### Task details
Print all of the lines exactly. Any picture among them stays out.
────────────────────────────────────────
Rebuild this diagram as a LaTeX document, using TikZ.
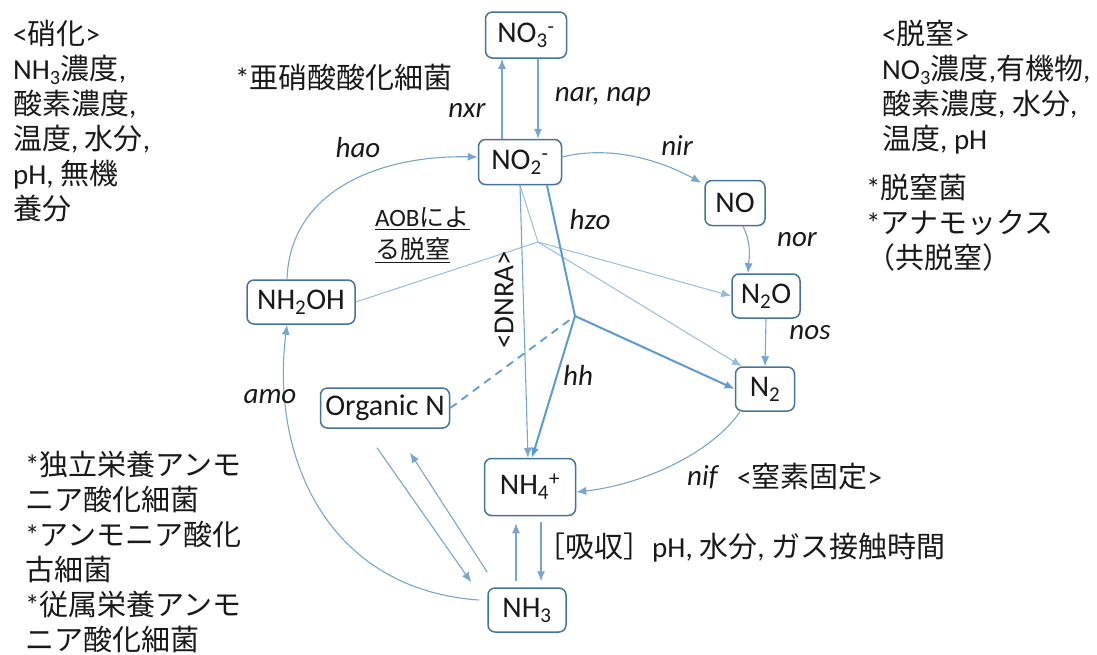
\documentclass[tikz,border=0pt]{standalone}
\usepackage{fontspec}
\setmainfont{Carlito}
\newfontfamily\jpf{Noto Sans CJK JP}
\usetikzlibrary{arrows.meta,calc}
\definecolor{boxc}{RGB}{70,114,160}
\definecolor{arrc}{RGB}{91,155,213}
\definecolor{thinc}{RGB}{120,164,210}
\definecolor{aobc}{RGB}{150,188,225}
\definecolor{txtc}{RGB}{25,25,25}
\tikzset{
  box/.style={draw=boxc, line width=1.5pt, rounded corners=7pt, fill=white, inner sep=2pt,
    font=\fontsize{30}{32}\selectfont, text=txtc},
  lab/.style={font=\fontsize{29}{31}\selectfont\itshape, text=txtc, inner sep=0pt},
  jtxt/.style={font=\fontsize{29}{35}\selectfont, align=left, text=txtc, inner sep=0pt},
  tip/.style={-{Latex[length=10pt,width=8pt]}},
  arr/.style={draw=thinc, line width=1.1pt, tip},
  aob/.style={draw=aobc, line width=1pt},
  heavy/.style={draw=arrc, line width=2pt},
}
\begin{document}
\begin{tikzpicture}[x=1pt,y=-1pt]
\useasboundingbox (0,0) rectangle (1097,654);
% nodes
\node[box, minimum width=81, minimum height=46] (no3) at (526,35) {NO\textsubscript{3}\textsuperscript{-}};
\node[box, minimum width=83, minimum height=45] (no2) at (520,162) {NO\textsubscript{2}\textsuperscript{-}};
\node[box, minimum width=60, minimum height=45] (no) at (735,203) {NO};
\node[box, minimum width=68, minimum height=44] (n2o) at (766,296) {N\textsubscript{2}O};
\node[box, minimum width=59, minimum height=44] (n2) at (765,389) {N\textsubscript{2}};
\node[box, minimum width=108, minimum height=44] (nh2oh) at (301,302) {NH\textsubscript{2}OH};
\node[box, minimum width=129, minimum height=40, inner sep=1pt] (orgn) at (385,408) {Organic N};
\node[box, minimum width=91, minimum height=57] (nh4) at (530,487) {NH\textsubscript{4}\textsuperscript{+}};
\node[box, minimum width=78, minimum height=44] (nh3) at (527,610) {NH\textsubscript{3}};
\coordinate (j1) at (538,242);
\coordinate (j2) at (575,316);
% NO3 / NO2
\draw[arr] ([xshift=-18pt]no2.north) -- ([xshift=-24pt]no3.south);
\draw[arr] ([xshift=12pt]no3.south) -- ([xshift=18pt]no2.north);
% nir, nor, nos
\draw[arr] ([yshift=5pt]no2.east) .. controls (610,145) and (660,160) .. ([xshift=-3pt,yshift=-3pt]no.north west);
\draw[arr] ([xshift=8pt]no.south) .. controls (752,245) and (749,258) .. ([xshift=-18pt]n2o.north);
\draw[arr] (n2o.south) -- (n2.north);
% hao, amo
\draw[arr] ([xshift=-14pt]nh2oh.north) .. controls (290,190) and (380,155) .. ([yshift=5pt]no2.west);
\draw[arr] ([xshift=-8pt,yshift=10pt]nh3.west) .. controls (330,590) and (270,460) .. ([xshift=-14pt]nh2oh.south);
% AOB denitrification
\draw[aob] (nh2oh.east) -- (j1);
\draw[aob] (no2.south) -- (j1);
\draw[aob, tip] (j1) -- (n2o.west);
\draw[aob, tip] (j1) -- ([xshift=7pt]n2.north west);
% DNRA
\draw[arr] (no2.south) -- ([xshift=-2pt]nh4.north);
% anammox
\draw[heavy] ([xshift=27pt]no2.south) -- (j2);
\draw[heavy, tip] (j2) -- (n2.west);
\draw[heavy, tip] (j2) -- ([xshift=2pt]nh4.north);
\draw[draw=arrc, line width=1.8pt, dash pattern=on 8pt off 6pt, shorten >=4pt] (orgn.east) -- (j2);
% Organic N <-> NH3
\draw[arr] ($(orgn.south)+(-8,19)$) -- ($(nh3.north west)+(-16,-5)$);
\draw[arr] ($(nh3.north west)+(0,-15)$) -- ($(orgn.south)+(25,24)$);
% NH3 <-> NH4
\coordinate (c1) at ([xshift=-14pt]nh4.south);
\coordinate (c2) at ([xshift=11pt]nh4.south);
\draw[arr, shorten <=6pt, shorten >=7pt] (c1 |- nh3.north) -- (c1);
\draw[arr, shorten <=6pt, shorten >=6pt] (c2) -- (c2 |- nh3.north);
% nif
\draw[arr] ([xshift=-25pt]n2.south) .. controls (710,455) and (640,485) .. ([yshift=-5pt]nh4.east);
% labels
\node[lab] (lnxr) at (467,110) {nxr};
\node[lab] (lnar) at (603,97) {nar, nap};
\node[lab] (lnir) at (677,146) {nir};
\node[lab] (lnor) at (797,240) {nor};
\node[lab] (lnos) at (810,333) {nos};
\node[lab] (lhao) at (358,148) {hao};
\node[lab] (lhzo) at (590,220) {hzo};
\node[lab] (lhh) at (578,375) {hh};
\node[lab] (lamo) at (270,397) {amo};
\node[lab, anchor=west] (lnif) at (687,477) {nif};
\node[jtxt, anchor=west] (tfix) at (737,477) {<{\jpf 窒素固定}>};
\node[font=\fontsize{29}{31}\selectfont, text=txtc, inner sep=0pt, rotate=90] (ldnra) at (504,300) {<DNRA>};
% text blocks
\node[jtxt, anchor=north west] (tnitr) at (13,20) {<{\jpf 硝化}>\\NH\textsubscript{3}{\jpf 濃度},\\{\jpf 酸素濃度},\\{\jpf 温度}, {\jpf 水分},\\pH, {\jpf 無機}\\{\jpf 養分}};
\node[jtxt, anchor=west] (tno2b) at (235,77) {*{\jpf 亜硝酸酸化細菌}};
\node[jtxt, anchor=north west] (tden) at (882,20) {<{\jpf 脱窒}>\\NO\textsubscript{3}{\jpf 濃度},{\jpf 有機物},\\{\jpf 酸素濃度}, {\jpf 水分},\\{\jpf 温度}, pH};
\node[jtxt, anchor=north west] (tbac) at (866,174) {*{\jpf 脱窒菌}\\*{\jpf アナモックス}\\{\jpf （共脱窒）}};
\node[jtxt, anchor=north west] (taob) at (375,207) [font=\fontsize{25}{32}\selectfont] {\underline{AOB{\jpf によ}}\\\underline{\jpf る脱窒}};
\node[jtxt, anchor=north west] (tamo) at (25,451) {*{\jpf 独立栄養アンモ}\\{\jpf ニア酸化細菌}\\*{\jpf アンモニア酸化}\\{\jpf 古細菌}\\*{\jpf 従属栄養アンモ}\\{\jpf ニア酸化細菌}};
\node[jtxt, anchor=west] (tabs) at (536,548) {{\jpf ［吸収］}pH, {\jpf 水分}, {\jpf ガス接触時間}};
\end{tikzpicture}
\end{document}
────────────────────────────────────────
### Output of the exercise
Rebuild this diagram as a LaTeX document, using TikZ.
\documentclass[tikz,border=0pt]{standalone}
\usepackage{fontspec}
\setmainfont{Carlito}
\newfontfamily\jpf{Noto Sans CJK JP}
\usetikzlibrary{arrows.meta,calc}
\definecolor{boxc}{RGB}{70,114,160}
\definecolor{arrc}{RGB}{91,155,213}
\definecolor{thinc}{RGB}{120,164,210}
\definecolor{aobc}{RGB}{150,188,225}
\definecolor{txtc}{RGB}{25,25,25}
\tikzset{
  box/.style={draw=boxc, line width=1.5pt, rounded corners=7pt, fill=white, inner sep=2pt,
    font=\fontsize{30}{32}\selectfont, text=txtc},
  lab/.style={font=\fontsize{29}{31}\selectfont\itshape, text=txtc, inner sep=0pt},
  jtxt/.style={font=\fontsize{29}{35}\selectfont, align=left, text=txtc, inner sep=0pt},
  tip/.style={-{Latex[length=10pt,width=8pt]}},
  arr/.style={draw=thinc, line width=1.1pt, tip},
  aob/.style={draw=aobc, line width=1pt},
  heavy/.style={draw=arrc, line width=2pt},
}
\begin{document}
\begin{tikzpicture}[x=1pt,y=-1pt]
\useasboundingbox (0,0) rectangle (1097,654);
% nodes
\node[box, minimum width=81, minimum height=46] (no3) at (526,35) {NO\textsubscript{3}\textsuperscript{-}};
\node[box, minimum width=83, minimum height=45] (no2) at (520,162) {NO\textsubscript{2}\textsuperscript{-}};
\node[box, minimum width=60, minimum height=45] (no) at (735,203) {NO};
\node[box, minimum width=68, minimum height=44] (n2o) at (766,296) {N\textsubscript{2}O};
\node[box, minimum width=59, minimum height=44] (n2) at (765,389) {N\textsubscript{2}};
\node[box, minimum width=108, minimum height=44] (nh2oh) at (301,302) {NH\textsubscript{2}OH};
\node[box, minimum width=129, minimum height=40, inner sep=1pt] (orgn) at (385,408) {Organic N};
\node[box, minimum width=91, minimum height=57] (nh4) at (530,487) {NH\textsubscript{4}\textsuperscript{+}};
\node[box, minimum width=78, minimum height=44] (nh3) at (527,610) {NH\textsubscript{3}};
\coordinate (j1) at (538,242);
\coordinate (j2) at (575,316);
% NO3 / NO2
\draw[arr] ([xshift=-18pt]no2.north) -- ([xshift=-24pt]no3.south);
\draw[arr] ([xshift=12pt]no3.south) -- ([xshift=18pt]no2.north);
% nir, nor, nos
\draw[arr] ([yshift=5pt]no2.east) .. controls (610,145) and (660,160) .. ([xshift=-3pt,yshift=-3pt]no.north west);
\draw[arr] ([xshift=8pt]no.south) .. controls (752,245) and (749,258) .. ([xshift=-18pt]n2o.north);
\draw[arr] (n2o.south) -- (n2.north);
% hao, amo
\draw[arr] ([xshift=-14pt]nh2oh.north) .. controls (290,190) and (380,155) .. ([yshift=5pt]no2.west);
\draw[arr] ([xshift=-8pt,yshift=10pt]nh3.west) .. controls (330,590) and (270,460) .. ([xshift=-14pt]nh2oh.south);
% AOB denitrification
\draw[aob] (nh2oh.east) -- (j1);
\draw[aob] (no2.south) -- (j1);
\draw[aob, tip] (j1) -- (n2o.west);
\draw[aob, tip] (j1) -- ([xshift=7pt]n2.north west);
% DNRA
\draw[arr] (no2.south) -- ([xshift=-2pt]nh4.north);
% anammox
\draw[heavy] ([xshift=27pt]no2.south) -- (j2);
\draw[heavy, tip] (j2) -- (n2.west);
\draw[heavy, tip] (j2) -- ([xshift=2pt]nh4.north);
\draw[draw=arrc, line width=1.8pt, dash pattern=on 8pt off 6pt, shorten >=4pt] (orgn.east) -- (j2);
% Organic N <-> NH3
\draw[arr] ($(orgn.south)+(-8,19)$) -- ($(nh3.north west)+(-16,-5)$);
\draw[arr] ($(nh3.north west)+(0,-15)$) -- ($(orgn.south)+(25,24)$);
% NH3 <-> NH4
\coordinate (c1) at ([xshift=-14pt]nh4.south);
\coordinate (c2) at ([xshift=11pt]nh4.south);
\draw[arr, shorten <=6pt, shorten >=7pt] (c1 |- nh3.north) -- (c1);
\draw[arr, shorten <=6pt, shorten >=6pt] (c2) -- (c2 |- nh3.north);
% nif
\draw[arr] ([xshift=-25pt]n2.south) .. controls (710,455) and (640,485) .. ([yshift=-5pt]nh4.east);
% labels
\node[lab] (lnxr) at (467,110) {nxr};
\node[lab] (lnar) at (603,97) {nar, nap};
\node[lab] (lnir) at (677,146) {nir};
\node[lab] (lnor) at (797,240) {nor};
\node[lab] (lnos) at (810,333) {nos};
\node[lab] (lhao) at (358,148) {hao};
\node[lab] (lhzo) at (590,220) {hzo};
\node[lab] (lhh) at (578,375) {hh};
\node[lab] (lamo) at (270,397) {amo};
\node[lab, anchor=west] (lnif) at (687,477) {nif};
\node[jtxt, anchor=west] (tfix) at (737,477) {<{\jpf 窒素固定}>};
\node[font=\fontsize{29}{31}\selectfont, text=txtc, inner sep=0pt, rotate=90] (ldnra) at (504,300) {<DNRA>};
% text blocks
\node[jtxt, anchor=north west] (tnitr) at (13,20) {<{\jpf 硝化}>\\NH\textsubscript{3}{\jpf 濃度},\\{\jpf 酸素濃度},\\{\jpf 温度}, {\jpf 水分},\\pH, {\jpf 無機}\\{\jpf 養分}};
\node[jtxt, anchor=west] (tno2b) at (235,77) {*{\jpf 亜硝酸酸化細菌}};
\node[jtxt, anchor=north west] (tden) at (882,20) {<{\jpf 脱窒}>\\NO\textsubscript{3}{\jpf 濃度},{\jpf 有機物},\\{\jpf 酸素濃度}, {\jpf 水分},\\{\jpf 温度}, pH};
\node[jtxt, anchor=north west] (tbac) at (866,174) {*{\jpf 脱窒菌}\\*{\jpf アナモックス}\\{\jpf （共脱窒）}};
\node[jtxt, anchor=north west] (taob) at (375,207) [font=\fontsize{25}{32}\selectfont] {\underline{AOB{\jpf によ}}\\\underline{\jpf る脱窒}};
\node[jtxt, anchor=north west] (tamo) at (25,451) {*{\jpf 独立栄養アンモ}\\{\jpf ニア酸化細菌}\\*{\jpf アンモニア酸化}\\{\jpf 古細菌}\\*{\jpf 従属栄養アンモ}\\{\jpf ニア酸化細菌}};
\node[jtxt, anchor=west] (tabs) at (536,548) {{\jpf ［吸収］}pH, {\jpf 水分}, {\jpf ガス接触時間}};
\end{tikzpicture}
\end{document}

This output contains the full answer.